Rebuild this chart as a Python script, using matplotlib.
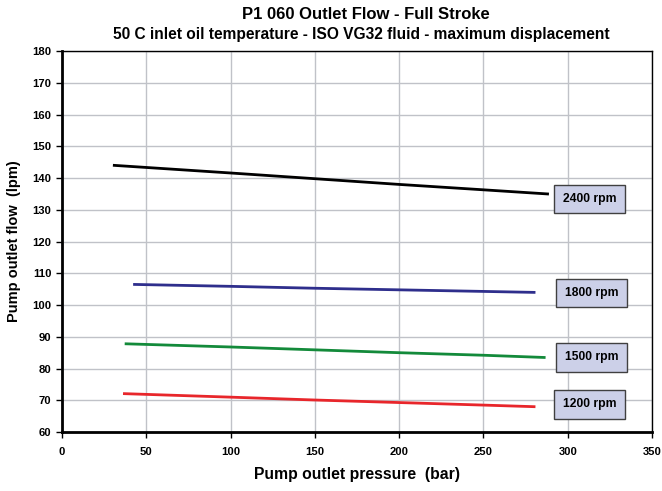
import numpy as np
import matplotlib.pyplot as plt

plt.rcParams["font.family"] = ["Liberation Sans", "DejaVu Sans"]
plt.rcParams["font.weight"] = "bold"

# Data (pressure in bar, flow in lpm)
p_2400 = [31, 100, 150, 200, 250, 288]
q_2400 = [144.0, 141.6, 139.8, 138.0, 136.3, 135.0]
p_1800 = [43, 100, 150, 200, 250, 280]
q_1800 = [106.5, 105.9, 105.3, 104.8, 104.3, 104.0]
p_1500 = [38, 100, 150, 200, 250, 286]
q_1500 = [87.8, 86.8, 85.9, 85.0, 84.2, 83.5]
p_1200 = [37, 100, 150, 200, 250, 280]
q_1200 = [72.1, 71.0, 70.1, 69.3, 68.5, 68.0]

speeds = ["2400 rpm", "1800 rpm", "1500 rpm", "1200 rpm"]
label_x = [313, 314, 314, 313]
label_y = [133.4, 103.8, 83.6, 68.8]
colors = ["black", "#2e2e8c", "#138a3a", "#e8262b"]

fig = plt.figure(figsize=[6.62, 4.91], dpi=100)
ax = fig.add_axes([0.0937, 0.120, 0.8913, 0.776])

series = [(p_2400, q_2400), (p_1800, q_1800), (p_1500, q_1500), (p_1200, q_1200)]
for (p, q), c in zip(series, colors):
    ax.plot(p, q, color=c, lw=2, zorder=3)

for txt, lx, ly in zip(speeds, label_x, label_y):
    ax.text(lx, ly, txt, ha="center", va="center", fontsize=8.7, fontweight="bold",
            zorder=4,
            bbox=dict(boxstyle="square,pad=0.7", fc="#ccd0e8", ec="#404040", lw=1))

ax.set_xlim(0, 350)
ax.set_ylim(60, 180)
ax.set_xticks(np.arange(0, 351, 50))
ax.set_yticks(np.arange(60, 181, 10))
ax.grid(color="#c0c2c8", lw=1)
ax.set_axisbelow(True)
for s in ax.spines.values():
    s.set_color("black")
    s.set_linewidth(1)
ax.spines["left"].set_linewidth(2)
ax.spines["bottom"].set_linewidth(2)
ax.tick_params(labelsize=8.1, length=4, width=1)
ax.tick_params(axis="x", pad=7)

ax.set_xlabel("Pump outlet pressure  (bar)", fontsize=11.3, fontweight="bold", labelpad=7)
ax.set_ylabel("Pump outlet flow  (lpm)", fontsize=10.5, fontweight="bold", labelpad=8)

fig.text(0.553, 0.971, "P1 060 Outlet Flow - Full Stroke", ha="center", va="center",
         fontsize=12, fontweight="bold")
fig.text(0.546, 0.929, "50 C inlet oil temperature - ISO VG32 fluid - maximum displacement",
         ha="center", va="center", fontsize=11.2, fontweight="bold")

plt.savefig("out.png")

▶ WHAT IS NEEDED
The material above holds pictures; copy everything else in it exactly.

▶ SOLVED PROBLEM
Rebuild this chart as a Python script, using matplotlib.
import numpy as np
import matplotlib.pyplot as plt

plt.rcParams["font.family"] = ["Liberation Sans", "DejaVu Sans"]
plt.rcParams["font.weight"] = "bold"

# Data (pressure in bar, flow in lpm)
p_2400 = [31, 100, 150, 200, 250, 288]
q_2400 = [144.0, 141.6, 139.8, 138.0, 136.3, 135.0]
p_1800 = [43, 100, 150, 200, 250, 280]
q_1800 = [106.5, 105.9, 105.3, 104.8, 104.3, 104.0]
p_1500 = [38, 100, 150, 200, 250, 286]
q_1500 = [87.8, 86.8, 85.9, 85.0, 84.2, 83.5]
p_1200 = [37, 100, 150, 200, 250, 280]
q_1200 = [72.1, 71.0, 70.1, 69.3, 68.5, 68.0]

speeds = ["2400 rpm", "1800 rpm", "1500 rpm", "1200 rpm"]
label_x = [313, 314, 314, 313]
label_y = [133.4, 103.8, 83.6, 68.8]
colors = ["black", "#2e2e8c", "#138a3a", "#e8262b"]

fig = plt.figure(figsize=[6.62, 4.91], dpi=100)
ax = fig.add_axes([0.0937, 0.120, 0.8913, 0.776])

series = [(p_2400, q_2400), (p_1800, q_1800), (p_1500, q_1500), (p_1200, q_1200)]
for (p, q), c in zip(series, colors):
    ax.plot(p, q, color=c, lw=2, zorder=3)

for txt, lx, ly in zip(speeds, label_x, label_y):
    ax.text(lx, ly, txt, ha="center", va="center", fontsize=8.7, fontweight="bold",
            zorder=4,
            bbox=dict(boxstyle="square,pad=0.7", fc="#ccd0e8", ec="#404040", lw=1))

ax.set_xlim(0, 350)
ax.set_ylim(60, 180)
ax.set_xticks(np.arange(0, 351, 50))
ax.set_yticks(np.arange(60, 181, 10))
ax.grid(color="#c0c2c8", lw=1)
ax.set_axisbelow(True)
for s in ax.spines.values():
    s.set_color("black")
    s.set_linewidth(1)
ax.spines["left"].set_linewidth(2)
ax.spines["bottom"].set_linewidth(2)
ax.tick_params(labelsize=8.1, length=4, width=1)
ax.tick_params(axis="x", pad=7)

ax.set_xlabel("Pump outlet pressure  (bar)", fontsize=11.3, fontweight="bold", labelpad=7)
ax.set_ylabel("Pump outlet flow  (lpm)", fontsize=10.5, fontweight="bold", labelpad=8)

fig.text(0.553, 0.971, "P1 060 Outlet Flow - Full Stroke", ha="center", va="center",
         fontsize=12, fontweight="bold")
fig.text(0.546, 0.929, "50 C inlet oil temperature - ISO VG32 fluid - maximum displacement",
         ha="center", va="center", fontsize=11.2, fontweight="bold")

plt.savefig("out.png")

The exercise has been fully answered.